The Technicalities of State Nexus and 'Duty Days'

Beyond the simple question of where an athlete lives, many states apply what is commonly known as a 'jock tax.' While this term is most frequently associated with professional team sports like the NFL or NBA, the underlying principle of 'nexus'—the connection between a taxpayer and a state—applies to any individual earning income while physically present in a state. For an Olympian who spends months training at a high-altitude facility in Colorado or a specialized rink in New York, the state tax authorities may argue that a portion of their endorsement or sponsorship income was 'sourced' within their borders.

States often use a 'duty days' calculation to determine how much of an athlete's total annual income is subject to their state income tax. This calculation involves dividing the number of days spent performing services (training, competing, or making appearances) in a specific state by the total number of days in the athlete's professional season. For an athlete with multi-state endorsement deals, this requires meticulous record-keeping of every travel day, practice session, and promotional event to avoid overpaying state taxes or facing an audit years after the Games have concluded.

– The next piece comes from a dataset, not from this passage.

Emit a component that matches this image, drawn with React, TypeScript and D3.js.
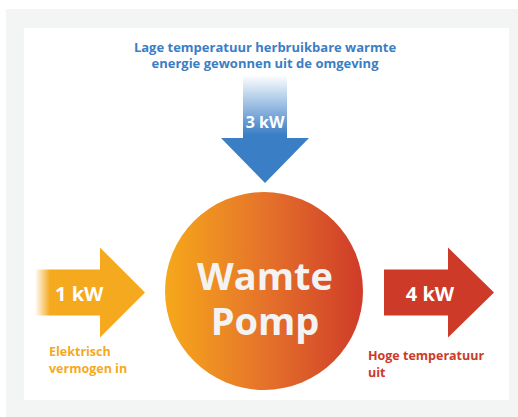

Retirement Planning for the Independent Athlete

Because many Olympic athletes are considered self-employed for tax purposes, they have access to powerful retirement savings vehicles that are not available to traditional W-2 employees. Using a Simplified Employee Pension (SEP) IRA or an Individual 401(k) allows athletes to set aside a significant portion of their endorsement and sponsorship income for the future. For an athlete who may only have a short window of peak earning potential, maximizing these contributions can drastically reduce their current taxable income while building a long-term financial safety net.

These contributions are particularly beneficial in high-income years. If an athlete wins multiple medals and sees a surge in sponsorship deals in 2026, contributing to a retirement account can help keep their Adjusted Gross Income below the $1 million threshold required to maintain the federal tax exemption on their medals and USOPC prize money. This type of strategic planning ensures that the athlete's current success is leveraged into permanent financial security.

International Federation Payouts vs. USOPC Bonuses

It is also vital to distinguish between the prize money awarded by the USOPC and the prize money that may be awarded by international sports federations. For example, World Athletics (formerly the IAAF) made headlines by announcing direct prize money for gold medalists. It is important to note that the 2016 federal tax exclusion specifically targets awards from the 'United States Olympic and Paralympic Committee.' Prize money coming from an international body or a private foundation may not qualify for the same tax-free treatment, even if the athlete’s total income is under the $1 million cap. These secondary prizes are typically treated as standard athletic winnings and are subject to federal income tax, further emphasizing the need for a comprehensive view of an athlete’s total compensation package during an Olympic year.